Charts and diagrams as code:
+ + + + +
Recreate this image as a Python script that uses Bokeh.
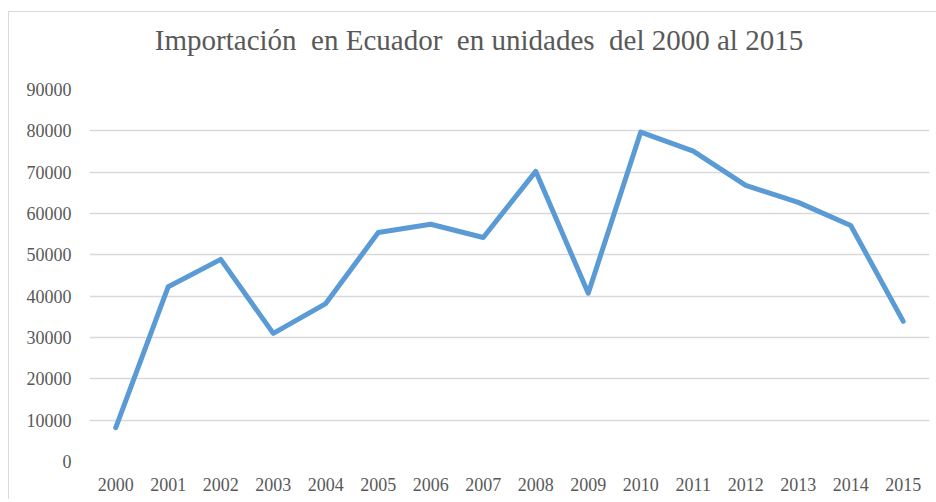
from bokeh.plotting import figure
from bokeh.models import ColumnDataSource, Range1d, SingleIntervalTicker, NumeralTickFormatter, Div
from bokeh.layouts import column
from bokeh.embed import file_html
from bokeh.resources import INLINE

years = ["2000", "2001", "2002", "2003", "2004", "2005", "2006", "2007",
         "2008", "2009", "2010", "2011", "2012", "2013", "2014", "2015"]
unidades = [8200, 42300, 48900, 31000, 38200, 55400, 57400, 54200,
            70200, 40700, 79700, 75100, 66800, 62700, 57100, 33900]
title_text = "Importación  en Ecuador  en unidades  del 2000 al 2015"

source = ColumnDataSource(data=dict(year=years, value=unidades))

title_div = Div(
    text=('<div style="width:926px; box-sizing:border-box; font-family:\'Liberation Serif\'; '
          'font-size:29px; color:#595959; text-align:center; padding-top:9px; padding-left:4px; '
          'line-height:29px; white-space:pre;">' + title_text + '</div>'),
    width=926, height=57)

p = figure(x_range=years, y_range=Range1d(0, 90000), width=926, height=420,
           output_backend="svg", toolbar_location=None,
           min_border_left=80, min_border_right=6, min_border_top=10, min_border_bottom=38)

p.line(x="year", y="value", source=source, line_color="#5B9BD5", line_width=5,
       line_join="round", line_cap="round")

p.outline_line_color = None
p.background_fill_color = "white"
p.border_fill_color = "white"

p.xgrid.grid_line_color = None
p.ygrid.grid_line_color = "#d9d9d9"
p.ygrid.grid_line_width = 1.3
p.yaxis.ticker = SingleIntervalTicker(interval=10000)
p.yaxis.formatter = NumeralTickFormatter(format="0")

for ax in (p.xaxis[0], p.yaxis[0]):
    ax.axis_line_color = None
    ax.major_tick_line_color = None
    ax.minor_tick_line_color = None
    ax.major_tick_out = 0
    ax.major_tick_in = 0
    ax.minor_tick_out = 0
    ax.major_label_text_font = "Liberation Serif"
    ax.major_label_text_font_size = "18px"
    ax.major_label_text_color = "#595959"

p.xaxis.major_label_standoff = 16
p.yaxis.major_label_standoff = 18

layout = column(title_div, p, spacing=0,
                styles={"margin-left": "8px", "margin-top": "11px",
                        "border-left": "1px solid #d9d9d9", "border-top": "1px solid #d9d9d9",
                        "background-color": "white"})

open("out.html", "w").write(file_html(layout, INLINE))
+ + + + +
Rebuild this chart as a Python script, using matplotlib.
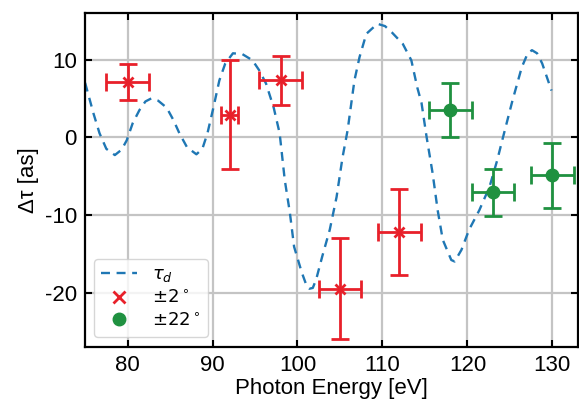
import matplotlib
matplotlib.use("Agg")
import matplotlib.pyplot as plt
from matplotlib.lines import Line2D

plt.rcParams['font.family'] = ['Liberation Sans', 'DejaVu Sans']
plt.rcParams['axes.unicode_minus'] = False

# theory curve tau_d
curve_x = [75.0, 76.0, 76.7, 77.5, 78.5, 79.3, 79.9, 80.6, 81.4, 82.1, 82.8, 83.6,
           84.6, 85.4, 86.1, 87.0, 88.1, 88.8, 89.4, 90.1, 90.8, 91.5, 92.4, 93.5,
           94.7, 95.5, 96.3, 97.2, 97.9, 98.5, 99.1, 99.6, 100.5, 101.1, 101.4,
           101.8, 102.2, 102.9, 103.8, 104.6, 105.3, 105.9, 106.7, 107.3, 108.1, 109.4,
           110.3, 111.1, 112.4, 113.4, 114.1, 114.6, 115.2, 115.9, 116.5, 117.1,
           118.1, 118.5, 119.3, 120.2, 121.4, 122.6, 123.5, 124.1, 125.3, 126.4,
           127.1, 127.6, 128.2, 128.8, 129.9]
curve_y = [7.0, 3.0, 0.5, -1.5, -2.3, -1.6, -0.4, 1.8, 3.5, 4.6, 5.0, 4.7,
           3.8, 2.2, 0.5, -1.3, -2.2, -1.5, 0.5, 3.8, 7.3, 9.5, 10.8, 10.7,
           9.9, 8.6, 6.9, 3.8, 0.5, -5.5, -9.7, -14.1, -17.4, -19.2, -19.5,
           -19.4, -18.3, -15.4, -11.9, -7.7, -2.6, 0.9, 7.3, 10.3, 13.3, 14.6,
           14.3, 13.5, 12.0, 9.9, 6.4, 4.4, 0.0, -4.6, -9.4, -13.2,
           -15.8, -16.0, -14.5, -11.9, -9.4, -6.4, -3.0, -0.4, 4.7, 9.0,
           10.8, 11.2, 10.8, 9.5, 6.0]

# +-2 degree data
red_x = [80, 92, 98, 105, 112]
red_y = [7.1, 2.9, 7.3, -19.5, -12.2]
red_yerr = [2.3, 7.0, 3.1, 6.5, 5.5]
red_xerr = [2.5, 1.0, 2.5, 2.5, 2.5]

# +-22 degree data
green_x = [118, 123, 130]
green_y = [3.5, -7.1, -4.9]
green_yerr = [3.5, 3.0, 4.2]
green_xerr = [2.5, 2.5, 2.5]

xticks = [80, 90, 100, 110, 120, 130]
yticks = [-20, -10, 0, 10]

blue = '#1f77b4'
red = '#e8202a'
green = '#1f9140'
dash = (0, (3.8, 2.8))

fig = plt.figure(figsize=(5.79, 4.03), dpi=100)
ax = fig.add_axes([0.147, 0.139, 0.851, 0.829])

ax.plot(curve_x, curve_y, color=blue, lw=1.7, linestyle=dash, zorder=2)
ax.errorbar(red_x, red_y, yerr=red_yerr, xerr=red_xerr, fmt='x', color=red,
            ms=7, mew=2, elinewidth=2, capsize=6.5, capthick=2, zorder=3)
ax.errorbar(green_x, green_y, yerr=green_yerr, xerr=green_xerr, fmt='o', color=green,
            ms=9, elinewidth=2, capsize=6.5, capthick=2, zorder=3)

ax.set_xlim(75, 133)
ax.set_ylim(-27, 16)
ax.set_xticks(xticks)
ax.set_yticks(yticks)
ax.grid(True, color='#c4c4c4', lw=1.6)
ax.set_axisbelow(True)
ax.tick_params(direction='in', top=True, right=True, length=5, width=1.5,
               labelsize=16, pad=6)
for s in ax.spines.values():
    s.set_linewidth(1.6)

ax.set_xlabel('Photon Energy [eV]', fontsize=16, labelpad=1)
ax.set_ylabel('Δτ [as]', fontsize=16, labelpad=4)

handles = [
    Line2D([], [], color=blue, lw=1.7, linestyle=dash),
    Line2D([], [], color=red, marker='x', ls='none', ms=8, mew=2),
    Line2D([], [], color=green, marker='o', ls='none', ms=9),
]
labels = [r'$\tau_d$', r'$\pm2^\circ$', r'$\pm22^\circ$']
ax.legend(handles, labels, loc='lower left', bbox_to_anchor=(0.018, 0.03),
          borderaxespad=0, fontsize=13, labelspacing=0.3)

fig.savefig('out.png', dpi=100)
+ + + + +
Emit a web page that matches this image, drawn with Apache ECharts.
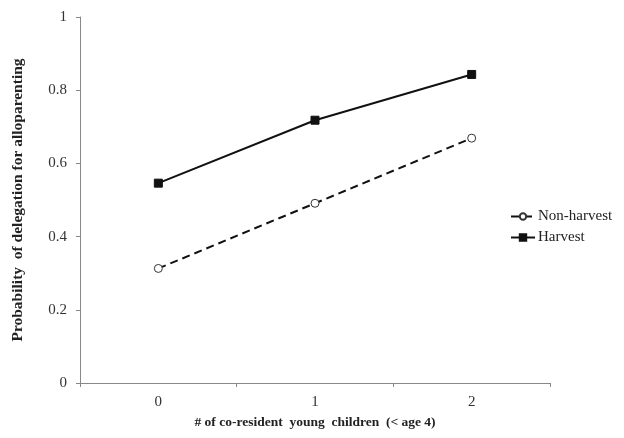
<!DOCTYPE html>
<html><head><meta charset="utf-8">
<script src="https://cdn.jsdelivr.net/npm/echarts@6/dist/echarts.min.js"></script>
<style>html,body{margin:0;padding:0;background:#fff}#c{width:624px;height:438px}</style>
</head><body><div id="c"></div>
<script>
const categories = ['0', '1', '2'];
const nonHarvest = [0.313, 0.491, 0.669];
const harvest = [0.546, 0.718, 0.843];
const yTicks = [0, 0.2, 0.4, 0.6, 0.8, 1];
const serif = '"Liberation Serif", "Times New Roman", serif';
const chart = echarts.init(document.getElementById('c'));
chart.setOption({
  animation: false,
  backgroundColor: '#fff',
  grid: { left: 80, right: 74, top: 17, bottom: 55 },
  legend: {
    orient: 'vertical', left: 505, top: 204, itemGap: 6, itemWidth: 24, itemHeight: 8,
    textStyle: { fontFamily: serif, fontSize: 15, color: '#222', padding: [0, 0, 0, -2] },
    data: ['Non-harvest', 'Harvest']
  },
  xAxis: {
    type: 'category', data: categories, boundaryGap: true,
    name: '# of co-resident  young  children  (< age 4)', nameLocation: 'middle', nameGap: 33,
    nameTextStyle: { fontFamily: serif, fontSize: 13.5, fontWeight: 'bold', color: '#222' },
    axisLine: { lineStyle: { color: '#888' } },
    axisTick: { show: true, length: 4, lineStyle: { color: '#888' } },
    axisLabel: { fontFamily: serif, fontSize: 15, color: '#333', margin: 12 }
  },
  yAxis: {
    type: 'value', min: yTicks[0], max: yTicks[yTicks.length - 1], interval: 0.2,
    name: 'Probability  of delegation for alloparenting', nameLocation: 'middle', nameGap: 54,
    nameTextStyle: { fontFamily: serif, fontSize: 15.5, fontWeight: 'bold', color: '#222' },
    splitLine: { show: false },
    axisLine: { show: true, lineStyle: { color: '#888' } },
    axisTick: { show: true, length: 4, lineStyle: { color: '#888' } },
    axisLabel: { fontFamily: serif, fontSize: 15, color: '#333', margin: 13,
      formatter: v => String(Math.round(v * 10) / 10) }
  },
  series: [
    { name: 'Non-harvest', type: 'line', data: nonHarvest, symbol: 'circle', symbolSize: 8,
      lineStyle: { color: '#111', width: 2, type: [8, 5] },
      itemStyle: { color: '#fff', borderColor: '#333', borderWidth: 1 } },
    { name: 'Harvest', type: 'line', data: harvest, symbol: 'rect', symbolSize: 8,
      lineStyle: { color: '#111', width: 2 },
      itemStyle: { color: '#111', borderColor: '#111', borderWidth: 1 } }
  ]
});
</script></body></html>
+ + + + +
> _What is asked_:
Using the records above, select and copy every line that has the word "matplotlib".

> _Worked answer_:
Rebuild this chart as a Python script, using matplotlib.
import matplotlib
matplotlib.use("Agg")
import matplotlib.pyplot as plt
from matplotlib.lines import Line2D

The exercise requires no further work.